Exercise material ▸
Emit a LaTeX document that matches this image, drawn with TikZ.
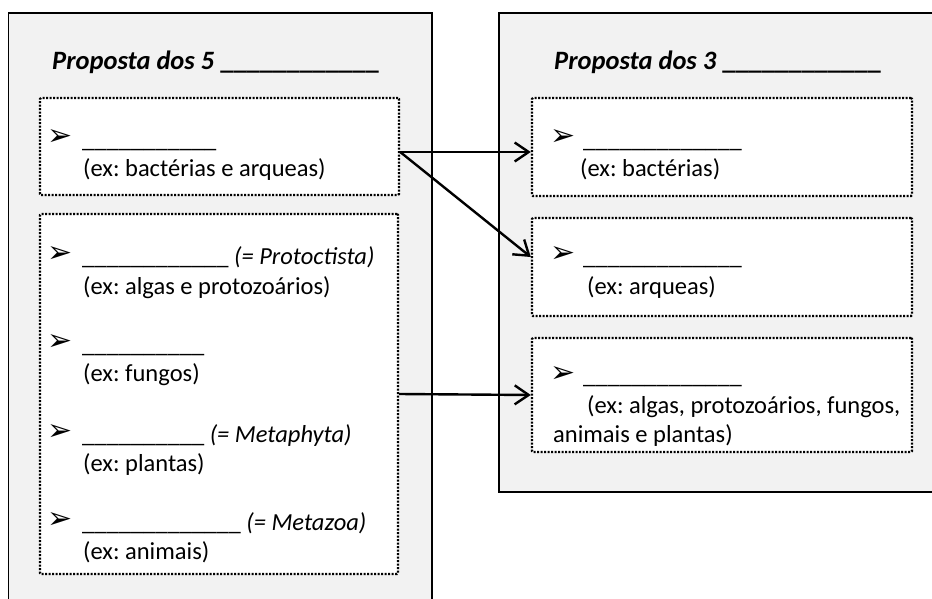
\documentclass[tikz,border=0pt]{standalone}
\usepackage{fontspec}
\setmainfont{Carlito}
\newfontfamily\dejavu{DejaVu Sans}
\usetikzlibrary{arrows.meta}
\tikzset{>=stealth}
\definecolor{panelgray}{RGB}{242,242,242}
\frenchspacing
\tikzset{
  panel/.style={draw, fill=panelgray, line width=1.4pt},
  slot/.style={draw, fill=white, line width=2.4pt, dash pattern=on 2pt off 1.5pt, rounded corners=1pt},
  txt/.style={anchor=base west, inner sep=0pt, font=\fontsize{24.5}{29.5}\selectfont},
  ttl/.style={anchor=base west, inner sep=0pt, font=\fontsize{26.5}{32}\selectfont\bfseries\itshape},
  bul/.style={anchor=center, inner sep=0pt, font=\fontsize{30}{32}\selectfont\dejavu},
  link/.style={-{Straight Barb[length=14pt,width=19pt,line width=2.4pt]}, line width=2.4pt}
}

\begin{document}
\begin{tikzpicture}[x=1pt,y=-1pt]
\clip (0,0) rectangle (932,599);
% paineis
\draw[panel] (8.5,13) rectangle (432,620);
\draw[panel] (499,13) rectangle (950,492);
\node[ttl] (t5) at (52,69.5) {Proposta dos 5 {\upshape\_\_\_\_\_\_\_\_\_\_\_\_}};
\node[ttl] (t3) at (554,69.5) {Proposta dos 3 {\upshape\_\_\_\_\_\_\_\_\_\_\_\_}};
% caixas pontilhadas
\node[slot, minimum width=359pt, minimum height=97pt] (lbac) at (219.5,146.5) {};
\node[slot, minimum width=358pt, minimum height=360pt] (lrest) at (219,394) {};
\node[slot, minimum width=380pt, minimum height=98pt] (rbac) at (722,147) {};
\node[slot, minimum width=380pt, minimum height=98pt] (rarq) at (722,267) {};
\node[slot, minimum width=380pt, minimum height=114pt] (rrest) at (722,395) {};
% proposta dos 5
\node[bul] (b1) at (60,138) {➢};
\node[txt] (n1) at (82,147.5) {\_\_\_\_\_\_\_\_\_\_\_};
\node[txt] (e1) at (83,177) {(ex: bactérias e arqueas)};
\node[bul] (b2) at (60,255) {➢};
\node[txt] (n2) at (82,264.5) {\_\_\_\_\_\_\_\_\_\_\_\_ \textit{(= Protoctista)}};
\node[txt] (e2) at (83,294) {(ex: algas e protozoários)};
\node[bul] (b3) at (60,342.5) {➢};
\node[txt] (n3) at (82,352) {\_\_\_\_\_\_\_\_\_\_};
\node[txt] (e3) at (83,381.5) {(ex: fungos)};
\node[bul] (b4) at (60,432.5) {➢};
\node[txt] (n4) at (82,442) {\_\_\_\_\_\_\_\_\_\_ \textit{(= Metaphyta)}};
\node[txt] (e4) at (83,471.5) {(ex: plantas)};
\node[bul] (b5) at (60,520.5) {➢};
\node[txt] (n5) at (82,530) {\_\_\_\_\_\_\_\_\_\_\_\_\_ \textit{(= Metazoa)}};
\node[txt] (e5) at (83,559.5) {(ex: animais)};
% proposta dos 3
\node[bul] (c1) at (563,138) {➢};
\node[txt] (m1) at (583,147.5) {\_\_\_\_\_\_\_\_\_\_\_\_\_};
\node[txt] (f1) at (580,177) {(ex: bactérias)};
\node[bul] (c2) at (563,255) {➢};
\node[txt] (m2) at (583,264.5) {\_\_\_\_\_\_\_\_\_\_\_\_\_};
\node[txt] (f2) at (587,294) {(ex: arqueas)};
\node[bul] (c3) at (563,374) {➢};
\node[txt] (m3) at (583,383.5) {\_\_\_\_\_\_\_\_\_\_\_\_\_};
\node[txt] (f3) at (587,413) {(ex: algas, protozoários, fungos,};
\node[txt] (f4) at (553,442.5) {animais e plantas)};
% setas
\coordinate (fork) at ([yshift=-5.5pt]lbac.east);
\draw[link] (fork) -- ([yshift=-5pt]rbac.west);
\draw[link] (fork) -- ([yshift=10pt]rarq.west);
\draw[link] (lrest.east) -- (rrest.west);
\end{tikzpicture}
\end{document}
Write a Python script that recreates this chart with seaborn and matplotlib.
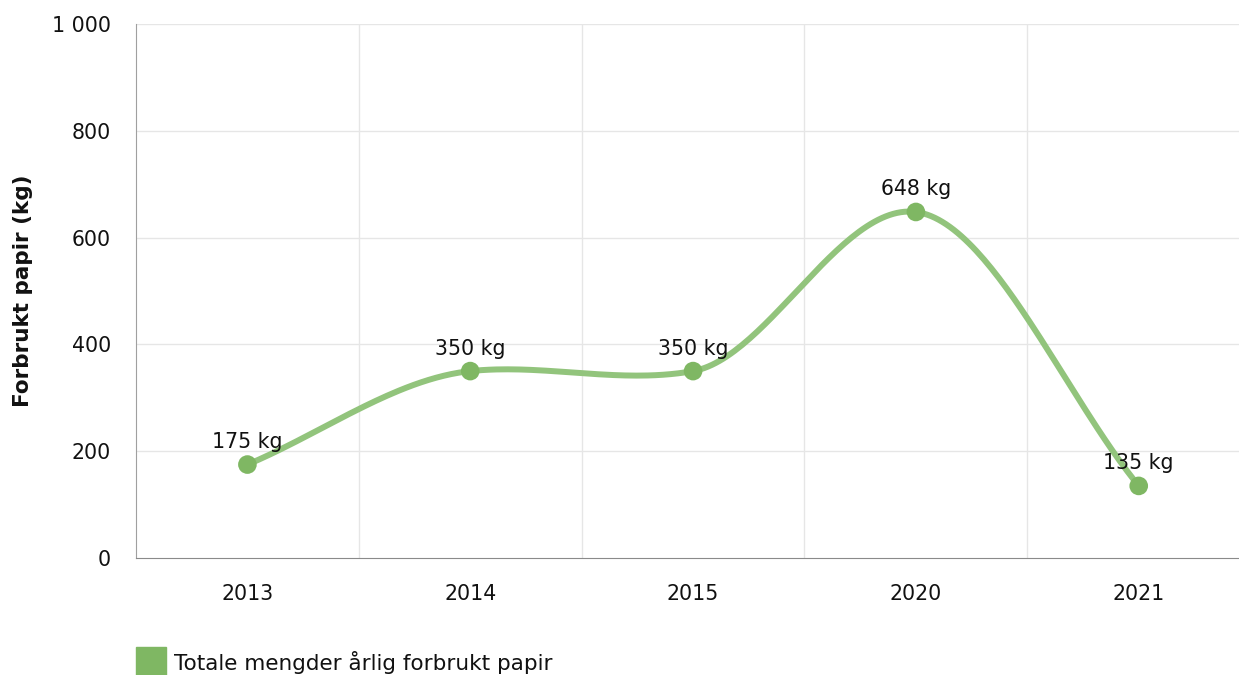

Exercise instructions ▸
Search the data for the string "this". List each line that has it.

Answer to the problem ▸
Emit a LaTeX document that matches this image, drawn with TikZ.
Write a Python script that recreates this chart with seaborn and matplotlib.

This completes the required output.